NEW VIC BORDERLINES MARK UNITED NATIONS HOLOCAUST MEMORIAL DAY 2022 WITH PERFORMANCES OF YIZKOR
One of New Vic Borderlines’ flagship documentary-dramas is back on stage, respecting and remembering victims of the Holocaust through a performance featuring real testimonies.
Yizkor, performed at the New Vic Theatre from Friday 21 to Monday 24 January ahead of the United Nations Holocaust Memorial Day, follows the experiences of two teenagers, Ariella and Moshe, in an Eastern European Shtetl between May 1939 and 1944.
The documentary-drama has been created using real words written in letters and diaries, and witness and survivor testimonies of teenagers during the Holocaust. Audiences hear the voices of Ibi and Waldemar Ginsburg throughout, two Holocaust survivors who worked with New Vic Borderlines to develop the play.

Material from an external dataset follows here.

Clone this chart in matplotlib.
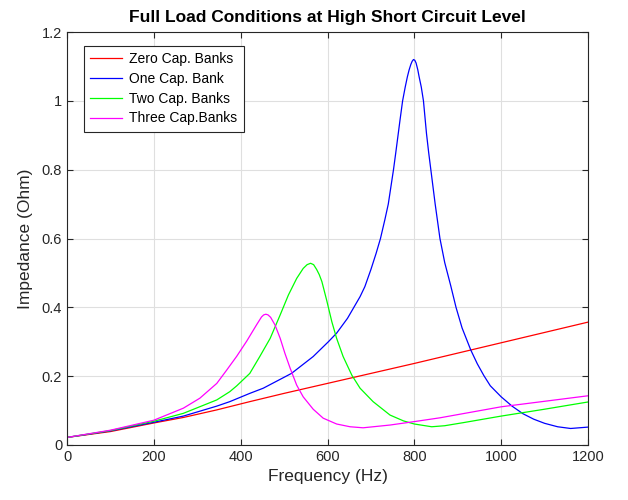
import numpy as np
import matplotlib
matplotlib.use('Agg')
import matplotlib.pyplot as plt
from matplotlib.ticker import FuncFormatter

# values (Hz, Ohm)
f_zero = [0, 100, 200, 268, 345, 421, 500, 600, 700, 800, 900, 1000, 1100, 1200]
z_zero = [0.022, 0.039, 0.064, 0.080, 0.102, 0.126, 0.150, 0.179, 0.208, 0.237, 0.267, 0.297,
          0.327, 0.357]

f_one = [0, 100, 200, 268, 300, 345, 375, 421, 452, 517, 567, 602, 621, 646, 675, 686, 700, 712,
         722, 732, 740, 746, 752, 757, 763, 767, 773, 779, 784, 788, 792, 795, 798, 801, 804, 808,
         811, 816, 821, 828, 833, 838, 848, 859, 870, 884, 896, 910, 930, 945, 960, 975, 1000, 1025,
         1050, 1075, 1100, 1130, 1160, 1200]
z_one = [0.022, 0.041, 0.066, 0.084, 0.096, 0.113, 0.126, 0.150, 0.165, 0.208, 0.257, 0.300, 0.325,
         0.368, 0.431, 0.460, 0.510, 0.557, 0.600, 0.654, 0.700, 0.750, 0.800, 0.847, 0.905, 0.944,
         1.000, 1.040, 1.070, 1.090, 1.106, 1.115, 1.120, 1.118, 1.110, 1.090, 1.070, 1.040, 1.000,
         0.905, 0.850, 0.800, 0.700, 0.600, 0.530, 0.462, 0.400, 0.340, 0.276, 0.236, 0.202, 0.172,
         0.140, 0.113, 0.091, 0.075, 0.063, 0.053, 0.048, 0.052]

f_two = [0, 100, 200, 268, 345, 375, 391, 421, 444, 468, 491, 510, 529, 544, 553, 561, 568, 575,
         581, 587, 598, 610, 621, 636, 656, 675, 705, 744, 775, 800, 840, 870, 913, 1000, 1100, 1200]
z_two = [0.022, 0.042, 0.069, 0.092, 0.131, 0.155, 0.172, 0.208, 0.257, 0.310, 0.378, 0.436, 0.484,
         0.513, 0.524, 0.528, 0.524, 0.510, 0.495, 0.475, 0.421, 0.358, 0.310, 0.257, 0.203, 0.165,
         0.126, 0.087, 0.070, 0.061, 0.053, 0.056, 0.065, 0.084, 0.104, 0.125]

f_three = [0, 100, 200, 268, 306, 345, 368, 391, 414, 437, 448, 453, 458, 463, 469, 479, 491, 502,
           514, 529, 544, 567, 590, 621, 652, 682, 744, 800, 859, 1000, 1100, 1200]
z_three = [0.022, 0.043, 0.072, 0.107, 0.136, 0.179, 0.218, 0.258, 0.302, 0.350, 0.372, 0.378, 0.380,
           0.378, 0.371, 0.349, 0.310, 0.266, 0.223, 0.174, 0.140, 0.104, 0.078, 0.061, 0.053, 0.050,
           0.058, 0.068, 0.079, 0.111, 0.127, 0.143]

labels = ['Zero Cap. Banks', 'One Cap. Bank', 'Two Cap. Banks', 'Three Cap.Banks']

plt.rcParams['font.family'] = ['Liberation Sans', 'DejaVu Sans']

fig = plt.figure(figsize=(6.28, 5.0), dpi=100)
ax = fig.add_axes([0.1067, 0.11, 0.8296, 0.826])

ax.plot(f_zero, z_zero, color='#ff0000', lw=0.9, label=labels[0])
ax.plot(f_one, z_one, color='#0000ff', lw=0.9, label=labels[1])
ax.plot(f_two, z_two, color='#00ff00', lw=0.9, label=labels[2])
ax.plot(f_three, z_three, color='#ff00ff', lw=0.9, label=labels[3])

ax.set_xlim(0, 1200)
ax.set_ylim(0, 1.2)
ax.set_xticks(np.arange(0, 1201, 200))
ax.set_yticks(np.arange(0, 1.21, 0.2))
ax.yaxis.set_major_formatter(FuncFormatter(lambda v, p: '%g' % round(v, 2)))
ax.grid(True, color='#dfdfdf', lw=0.8)
ax.set_axisbelow(True)
ax.tick_params(direction='in', top=True, right=True, labelsize=10.5, colors='#262626', length=4)
for s in ax.spines.values():
    s.set_color('#262626')
    s.set_linewidth(0.8)

ax.set_xlabel('Frequency (Hz)', fontsize=12.5, color='#262626')
ax.set_ylabel('Impedance (Ohm)', fontsize=12.5, color='#262626', labelpad=6)
ax.set_title('Full Load Conditions at High Short Circuit Level', fontsize=12.5, fontweight='bold', pad=7)

leg = ax.legend(loc='upper left', bbox_to_anchor=(0.033, 0.967), borderaxespad=0, fontsize=10,
                fancybox=False, edgecolor='#262626', framealpha=1, handlelength=2.3,
                handletextpad=0.5, borderpad=0.45, labelspacing=0.42)
leg.get_frame().set_linewidth(0.8)

fig.savefig('out.png', dpi=100)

Each performance will be introduced by UN Translator and survivor of the Bosnian Genocide Aida Haughton MBE. Every audience member will receive an empty Yizkor Passport typical of the era to allow them to discover more about those affected by the Holocaust. Following the play audiences will be invited to participate in an interactive discussion with Aida, New Vic Borderlines director and writer Susan Moffat, and war crime investigator Howard Tucker CBE, who spent over eight years as Head of Mission of the International Criminal Tribunal for the Former Yugoslavia offices in Bosnia and Herzegovina. Each audience member will have the opportunity to make their own ‘This Day’ pledge to stand up against prejudice, discrimination and hate.
Yizkor gives audiences an important insight into a community, culture and way of life that was all but wiped out as a result of the Holocaust.
New Vic Borderlines Director Susan Moffat said: “The Yizkor play is part of an on-going commitment for me personally and for New Vic Borderlines to play a part in creating a world which embraces tolerance and celebrates the richness of diversity, as well as the validation of similarity. Wal and Ibi were great friends of myself and the theatre, and the play continues in their absence; their determination to remember those who were murdered and pledge to stand against intolerance and discrimination. In place of the statistics of genocide we see how the erosion of humanity leads to both personal and communal devastation, caused by hate and prejudice. Everyone has a role to play in making our world a place for everyone to thrive, create and contribute. We all have a moral duty to prevent crimes against humanity, which lead to genocide.”